WRITTEN PROBLEM: Your task is to reproduce, verbatim and without pictures, the lines from the opening of the listing through the line containing "W - margin.right]);".
— START OF DATASET SECTION —
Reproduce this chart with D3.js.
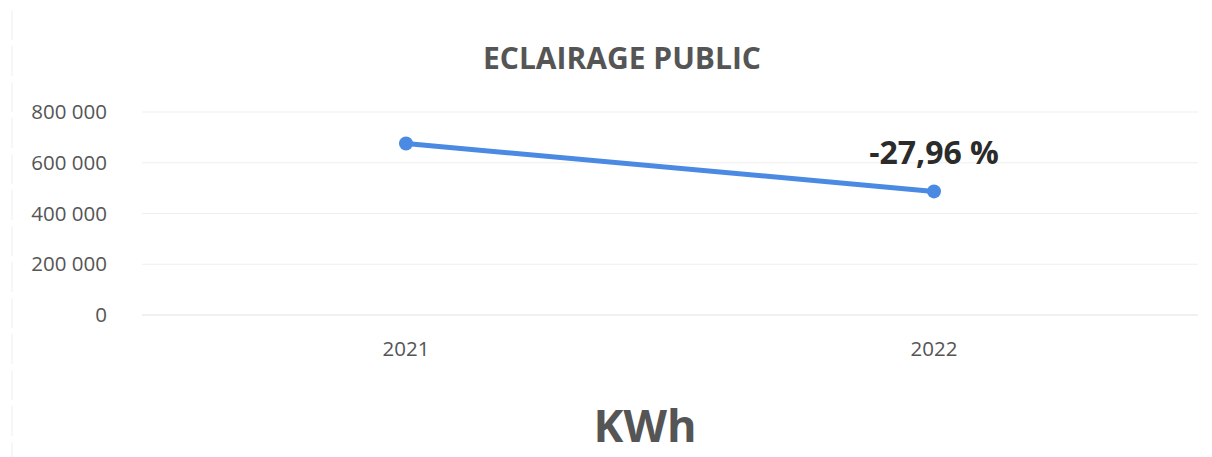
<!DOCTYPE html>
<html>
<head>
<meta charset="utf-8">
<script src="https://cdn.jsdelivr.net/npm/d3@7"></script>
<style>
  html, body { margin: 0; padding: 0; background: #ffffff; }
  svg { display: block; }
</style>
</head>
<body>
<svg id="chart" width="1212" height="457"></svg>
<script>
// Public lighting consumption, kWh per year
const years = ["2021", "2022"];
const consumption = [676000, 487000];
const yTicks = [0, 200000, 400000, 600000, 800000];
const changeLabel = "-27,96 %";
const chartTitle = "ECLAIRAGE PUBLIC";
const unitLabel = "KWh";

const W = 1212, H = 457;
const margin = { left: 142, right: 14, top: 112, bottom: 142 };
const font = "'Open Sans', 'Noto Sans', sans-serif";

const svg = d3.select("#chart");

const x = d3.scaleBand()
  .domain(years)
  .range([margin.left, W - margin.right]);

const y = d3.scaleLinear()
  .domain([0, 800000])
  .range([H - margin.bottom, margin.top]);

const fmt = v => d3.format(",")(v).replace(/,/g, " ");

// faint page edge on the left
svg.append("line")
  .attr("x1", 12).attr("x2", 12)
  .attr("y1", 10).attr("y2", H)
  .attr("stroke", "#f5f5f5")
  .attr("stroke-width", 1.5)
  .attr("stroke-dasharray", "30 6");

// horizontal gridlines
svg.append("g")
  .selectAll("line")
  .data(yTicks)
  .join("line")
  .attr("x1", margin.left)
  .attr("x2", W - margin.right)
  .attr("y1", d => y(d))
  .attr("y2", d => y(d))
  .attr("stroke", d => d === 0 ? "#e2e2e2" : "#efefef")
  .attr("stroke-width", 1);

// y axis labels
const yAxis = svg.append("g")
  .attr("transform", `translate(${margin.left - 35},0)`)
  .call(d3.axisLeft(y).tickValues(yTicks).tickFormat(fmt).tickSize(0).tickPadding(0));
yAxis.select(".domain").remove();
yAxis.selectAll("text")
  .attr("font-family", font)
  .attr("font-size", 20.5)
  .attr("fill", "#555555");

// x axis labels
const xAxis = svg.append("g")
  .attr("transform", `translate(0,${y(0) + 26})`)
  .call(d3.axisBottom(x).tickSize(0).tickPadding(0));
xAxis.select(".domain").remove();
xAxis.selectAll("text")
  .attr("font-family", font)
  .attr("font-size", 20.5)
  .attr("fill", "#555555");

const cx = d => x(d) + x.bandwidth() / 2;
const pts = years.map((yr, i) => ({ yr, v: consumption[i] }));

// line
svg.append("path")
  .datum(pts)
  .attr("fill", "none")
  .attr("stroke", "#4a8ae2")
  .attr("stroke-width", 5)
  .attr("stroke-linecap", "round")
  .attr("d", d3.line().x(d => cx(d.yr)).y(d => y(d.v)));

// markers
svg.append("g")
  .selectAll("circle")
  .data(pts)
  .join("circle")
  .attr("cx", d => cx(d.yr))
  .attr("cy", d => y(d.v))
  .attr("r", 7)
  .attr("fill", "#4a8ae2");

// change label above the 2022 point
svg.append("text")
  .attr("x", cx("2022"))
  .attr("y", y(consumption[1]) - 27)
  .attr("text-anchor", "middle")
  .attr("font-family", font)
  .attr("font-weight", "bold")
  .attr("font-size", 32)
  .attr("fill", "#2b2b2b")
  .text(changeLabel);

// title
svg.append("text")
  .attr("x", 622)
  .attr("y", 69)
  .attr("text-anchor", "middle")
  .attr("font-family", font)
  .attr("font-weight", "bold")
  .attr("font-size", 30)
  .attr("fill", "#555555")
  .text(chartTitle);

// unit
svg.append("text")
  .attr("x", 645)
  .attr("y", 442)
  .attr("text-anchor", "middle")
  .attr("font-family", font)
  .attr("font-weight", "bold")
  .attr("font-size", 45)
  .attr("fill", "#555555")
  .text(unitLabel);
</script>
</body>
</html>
— END OF DATASET SECTION —
TASK SOLUTION:
Reproduce this chart with D3.js.
<!DOCTYPE html>
<html>
<head>
<meta charset="utf-8">
<script src="https://cdn.jsdelivr.net/npm/d3@7"></script>
<style>
  html, body { margin: 0; padding: 0; background: #ffffff; }
  svg { display: block; }
</style>
</head>
<body>
<svg id="chart" width="1212" height="457"></svg>
<script>
// Public lighting consumption, kWh per year
const years = ["2021", "2022"];
const consumption = [676000, 487000];
const yTicks = [0, 200000, 400000, 600000, 800000];
const changeLabel = "-27,96 %";
const chartTitle = "ECLAIRAGE PUBLIC";
const unitLabel = "KWh";

const W = 1212, H = 457;
const margin = { left: 142, right: 14, top: 112, bottom: 142 };
const font = "'Open Sans', 'Noto Sans', sans-serif";

const svg = d3.select("#chart");

const x = d3.scaleBand()
  .domain(years)
  .range([margin.left, W - margin.right]);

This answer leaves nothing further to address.